Schickes Ende

Die Welt geht unter. Corona ist nur der Vorbote. Wenn selbst die Modebranche sich der Apokalypse verschreibt, ist das ein todsicheres Zeichen.

„Das Licht, das doppelt so hell brennt, brennt eben nur halb so lang.“
Die beschwichtigende Formel aus Ridley Scotts dystopischem Science-Fiction-Film Blade Runner von 1982 gilt einem sogenannten Replikanten – ein künstlich erschaffener, menschenähnlicher Android mit eingebautem Haltbarkeitsdatum. Es ließe sich aber genauso gut auf die Haltbarkeit von Mode oder die Menschheit übertragen. Verglichen mit den meisten anderen Lebewesen verweilt unsere Spezies erst kurz auf der Erde – und wie es aussieht, nicht mehr allzu lange – doch in dieser kurzen Zeit hat sie das Gesicht der Erde stärker verändert als jede andere biologische Art. Der drohende Untergang der menschlichen Episode zieht sich durch die Geschichte: Religion, Film, Kunst und Literatur überschlagen sich seit je her mit Endzeitszenarien.

Nun widmet sich auch die sonst eher von Optimismus und Parallelweltexistenz geprägte Modebranche dem Untergangs-Genre.
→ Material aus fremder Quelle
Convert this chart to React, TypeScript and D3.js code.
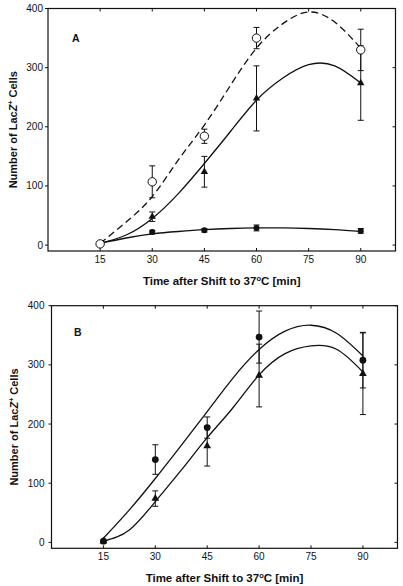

Das reicht von langlebiger, luftiger und zeitloser „Corona-Mode“, die der Höllenfahrt zumindest das Tempo nehmen möchte, über Social-Distancing-kompatible Einzelkämpfer- und Survival-Outfits, die uns das Ende des Kuschelzeitalters prophezeien und Pandemien zum künftigen Normalzustand erklären, und religiös inspirierten Entwürfen wie bei Simone Rocha, die ein lilafarbenes Kleid mit dem Namen eines Heiligen bestickte, der das Weltende vorhersagte (nicht als Kalenderjahr, sondern als Papstfolge – demnach würde der amtierende Papst zugleich der letzte sein) bis zum Sintflut-Chique von Balenciaga, mit der Frau auch in Klimakatastrophenszenarien à la The Day After Tomorrow von Roland Emmerich eine gute, nein, eine sehr gute Figur abgäbe. Tatsächlich überflutete Balenciaga bei der Paris Fashion Week im Frühjahr 2020 den Laufsteg und die unteren Sitzreihen mit Wasser. Dazu kamen dunkle Wolken und Gewitter aus der Video-Konserve. Die Models trugen rote schienbeinlange Regenponchos, die sie wie Engel oder Teufel wirken ließen, bodenlange schwarze Roben, teils mit Kapuzen, die an finstere Mönche erinnerten und überbreite Kostümoberteile mit nach oben spitz zulaufenden Schultern, die schnell an Engelsflügel denken lassen – allesamt beliebte Zutaten für Apokalypse-Filme.

Bei einigen Entwürfen des spanisch-französischen Designers Paco Rabanne hingen von den engen Kapuzen der Kleider mit orientalischer Anmutung Applikationen wie Teppichfransen über die Gesichter der Models. Das weckt Assoziationen mit islamischen Verhüllungsstyles wie Hidschab und Burka und veranlasst islamophobe Zeitgenossen vermutlich dazu, eine drohende (Kultur-)Apokalypse hineinzugeheimnissen. Erst recht, wenn sie im Alltag noch mit Schutzmasken kombiniert werden. Modisch beabsichtigt war wohl eher eine Anspielung auf die Maske als Schutz vor Krankheiten – nicht vor Blicken. Egal welche Endzeitszenarien dem Betrachter durch den Kopf spuken, die Message der Modemacher ist klar: Wenn die Welt schon untergehen muss, dann nur mit Stil.